What Are We Doing About It?

A new tenant log cluster has been deployed in order to split them from Users logs. For a long-term fix we have been working in the past few months on a completely rewrite of the user search feature (what we call search v3) and that should have a high impact on reliability of this feature and largely solve the capacity issues we had. This rewrite is already being tested and we will give more details soon. Improve our monitors around log processing to get alerted faster and more reliably

Summary

We are sorry about the issue this incident caused. We used this opportunities to learn and implement improvements to both aim to prevent similar situations and help us react better and faster to them in case they happen.

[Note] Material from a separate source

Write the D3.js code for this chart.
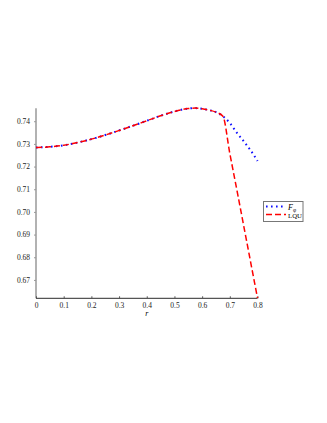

Thank you for your understanding and your continued support of Auth0.

Posted Apr 06, 2018 - 13:54 UTC

Resolved

This incident has been resolved.

Posted Feb 20, 2018 - 21:53 UTC

Monitoring

A fix has been implemented and we are monitoring the results.

Posted Feb 20, 2018 - 21:20 UTC

Investigating

We are currently investigating this issue.

Posted Feb 20, 2018 - 20:04 UTC

Monitoring

A fix has been implemented and we are monitoring the results.

Posted Feb 20, 2018 - 18:35 UTC

Investigating

Our user index processing pipeline is running behind. Queries to the Search API will return stale results until the system is caught up. We will post an update with an ETA as soon as possible.

Posted Feb 20, 2018 - 15:18 UTC

This incident affected: Auth0 US (PREVIEW) (Management API) and Auth0 US (PROD) (Management API).